CURRENT REPORT PURSUANT

TO SECTION 13 OR 15(d) OF THE

SECURITIES EXCHANGE ACT OF 1934

Date of report (Date of earliest event reported): December 10, 2015

 

 

Cognex Corporation

(Exact Name of Registrant as Specified in Charter)

 

 

Massachusetts

(State or Other Jurisdiction of Incorporation)

 

001-34218   04-2713778

(Commission

File Number)

 

(IRS Employer

Identification No.)

 

One Vision Drive, Natick, Massachusetts   01760-2059
(Address of Principal Executive Offices)   (Zip Code)

(508) 650-3000

(Registrant’s Telephone Number, Including Area Code)

N/A

(Former Name or Former Address, if Changed Since Last Report)

 

 

Check the appropriate box below if the Form 8-K filing is intended to simultaneously satisfy the filing obligation of the registrant under any of the following provisions (see General Instruction A.2. below):

 

  ¨ Written communications pursuant to Rule 425 under the Securities Act (17 CFR 230.425)

 

  ¨ Soliciting material pursuant to Rule 14a-12 under the Exchange Act (17 CFR 240.14a-12)

 

  ¨ Pre-commencement communications pursuant to Rule 14d-2(b) under the Exchange Act (17 CFR 240.14d-2(b))

 

  ¨ Pre-commencement communications pursuant to Rule 13e-4(c) under the Exchange Act (17 CFR 240.13e-4(c))

 

 

 


Item 5.02   Departure of Directors or Certain Officers; Election of Directors; Appointment of Certain Officers; Compensatory Arrangements of Certain Officers

On December 10, 2015, the Board of Directors of Cognex Corporation (the “Company”) increased the size of the Board to nine members, and appointed Eugene Banucci as a director in the class whose term ends in 2018, to serve in accordance with the By-laws of the Company and until his successor is duly elected and qualified.

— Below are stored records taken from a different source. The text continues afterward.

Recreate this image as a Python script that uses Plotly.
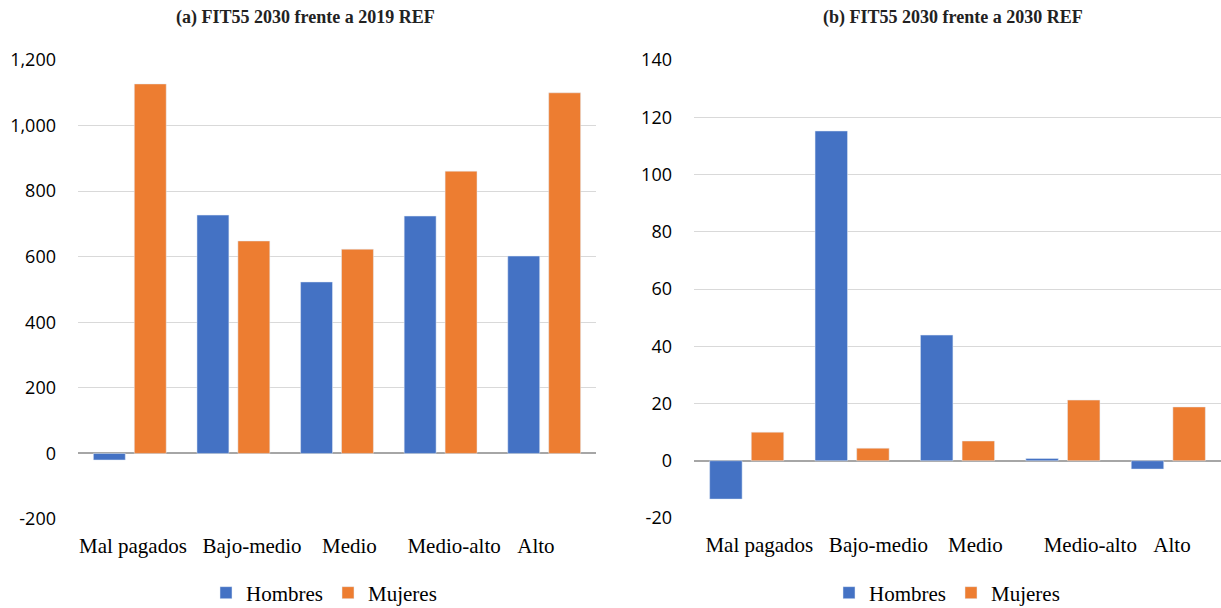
import plotly.graph_objects as go
from plotly.subplots import make_subplots

categories = ["Mal pagados", "Bajo-medio", "Medio", "Medio-alto", "Alto"]
hombres_2019 = [-20, 727, 523, 724, 602]
mujeres_2019 = [1127, 648, 623, 861, 1100]
hombres_2030 = [-13.4, 115.2, 43.9, 0.8, -2.9]
mujeres_2030 = [10.0, 4.4, 6.9, 21.2, 18.8]
titles = ["(a) FIT55 2030 frente a 2019 REF", "(b) FIT55 2030 frente a 2030 REF"]
series_names = ["Hombres", "Mujeres"]
yticks_a = [-200, 0, 200, 400, 600, 800, 1000, 1200]
yticks_a_text = ["-200", "0", "200", "400", "600", "800", "1,000", "1,200"]
yticks_b = [-20, 0, 20, 40, 60, 80, 100, 120, 140]
yticks_b_text = ["-20", "0", "20", "40", "60", "80", "100", "120", "140"]

# small label offsets (in category units) mimicking the original label placement
LABEL_SHIFT_A = [0.03, 0.18, 0.12, 0.13, -0.08]
LABEL_SHIFT_B = [0.12, 0.25, 0.17, 0.26, 0.035]

BLUE = "#4472C4"
ORANGE = "#ED7D31"
W, H = 1221, 608
SERIF = "Liberation Serif, Times New Roman, serif"
SANS = "Open Sans"

fig = make_subplots(rows=1, cols=2)

fig.add_trace(go.Bar(x=categories, y=hombres_2019, name=series_names[0], marker_color=BLUE,
                     legend="legend"), row=1, col=1)
fig.add_trace(go.Bar(x=categories, y=mujeres_2019, name=series_names[1], marker_color=ORANGE,
                     legend="legend"), row=1, col=1)
fig.add_trace(go.Bar(x=categories, y=hombres_2030, name=series_names[0], marker_color=BLUE,
                     legend="legend2"), row=1, col=2)
fig.add_trace(go.Bar(x=categories, y=mujeres_2030, name=series_names[1], marker_color=ORANGE,
                     legend="legend2"), row=1, col=2)

ytop = 1 - 60 / H

xcommon = dict(type="category", showline=False, ticks="", tickangle=0, automargin=False,
               showgrid=False, ticklabelstandoff=12,
               tickfont=dict(family=SERIF, size=21, color="#000"))
ycommon = dict(showgrid=True, gridcolor="#d9d9d9", gridwidth=1.3, automargin=False,
               zeroline=True, zerolinecolor="#a6a6a6", zerolinewidth=2, ticks="",
               ticklabelstandoff=21, tickfont=dict(family=SANS, size=18, color="#000"))

fig.update_layout(
    width=W, height=H,
    margin=dict(l=0, r=0, t=0, b=0, autoexpand=False),
    paper_bgcolor="white", plot_bgcolor="white",
    barmode="group", bargap=0.21, bargroupgap=0.22,
    font=dict(family=SERIF, size=21, color="#000000"),
    xaxis=dict(domain=[78 / W, 596 / W], anchor="y", tickmode="array",
               tickvals=[i + s for i, s in enumerate(LABEL_SHIFT_A)],
               ticktext=categories, **xcommon),
    xaxis2=dict(domain=[694 / W, 1.0], anchor="y2", tickmode="array",
                tickvals=[i + s for i, s in enumerate(LABEL_SHIFT_B)],
                ticktext=categories, **xcommon),
    yaxis=dict(domain=[1 - 519 / H, ytop], range=[-200, 1200], tickvals=yticks_a,
               ticktext=yticks_a_text, **ycommon),
    yaxis2=dict(domain=[1 - 518 / H, ytop], range=[-20, 140], tickvals=yticks_b,
                ticktext=yticks_b_text, **ycommon),
    legend=dict(orientation="h", x=324 / W, xanchor="center", y=1 - 593 / H, yanchor="middle",
                font=dict(family=SERIF, size=21, color="#000"), traceorder="normal"),
    legend2=dict(orientation="h", x=947 / W, xanchor="center", y=1 - 593 / H, yanchor="middle",
                 font=dict(family=SERIF, size=21, color="#000"), traceorder="normal"),
    showlegend=True,
)

for i, t in enumerate(titles):
    cx = [305, 953][i]
    fig.add_annotation(text=f"<b>{t}</b>", x=cx / W, y=1 - 18 / H, xref="paper", yref="paper",
                       xanchor="center", yanchor="middle", showarrow=False,
                       font=dict(family=SERIF, size=18, color="#222"))

fig.write_html("out.html", config={"displayModeBar": False},
               post_script="document.body.style.margin='0';document.body.style.overflow='hidden';")
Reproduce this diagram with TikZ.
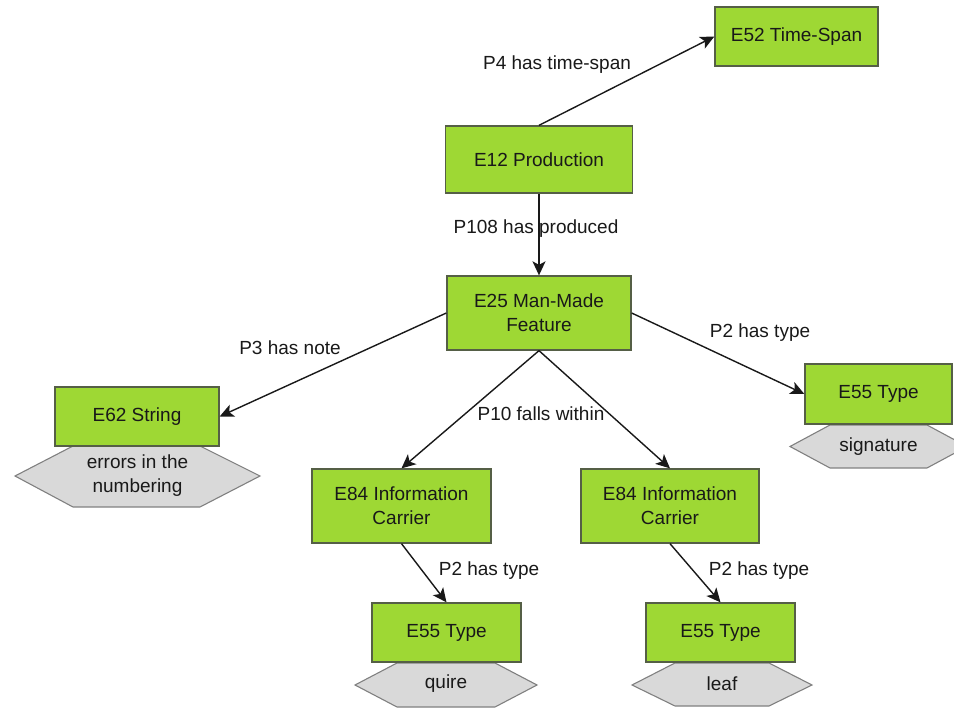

Also on December 10, 2015 and to facilitate such appointment, Robert J. Shillman, who was serving as a director of the Company in the class whose term ends in 2018, resigned from such seat and was re-appointed by the Board as a director in the class whose term ends at the Company’s 2016 annual meeting of shareholders. The Company has not yet determined the Board committees on which Dr. Banucci may sit.

Dr. Banucci, age 72, is the founder and former Chairman and Chief Executive Officer of ATMI, Inc., a public company that was acquired by Entegris in 2014. ATMI was a supplier of specialty materials used in advanced high-technology manufacturing. Dr. Banucci served as Chief Executive Officer of ATMI, Inc. from its founding in 1986 until the beginning of 2005. From 2003 until February 2010, he served as a Director of Zygo Corporation, a public company that was also acquired in 2014. He also serves on the board of directors of public company Clean Harbors, Inc., as well as the boards of a number of private companies including EOS Climate and Cambrios Technologies Corporation. Dr. Banucci holds a BA from Beloit College and a Ph.D. in chemistry from Wayne State University.

In connection with his appointment, Dr. Banucci will receive a stock option grant of 20,000 shares under the Company’s 2007 Stock Option and Incentive Plan that will vest in four annual installments. For his service on the Board and any committees of the Board, Dr. Banucci will receive the same compensation payable by the Company to its other non-employee directors for their service on the Board and committees as described under the heading “Director Compensation” in the Company’s definitive proxy statement filed with the Securities and Exchange Commission (the “SEC”) on March 6, 2015, and incorporated herein by reference. Dr. Banucci also will enter into the Company’s standard indemnification agreement, which has been previously entered into with each of the Company’s directors and the form of which has been filed by the Company with the SEC.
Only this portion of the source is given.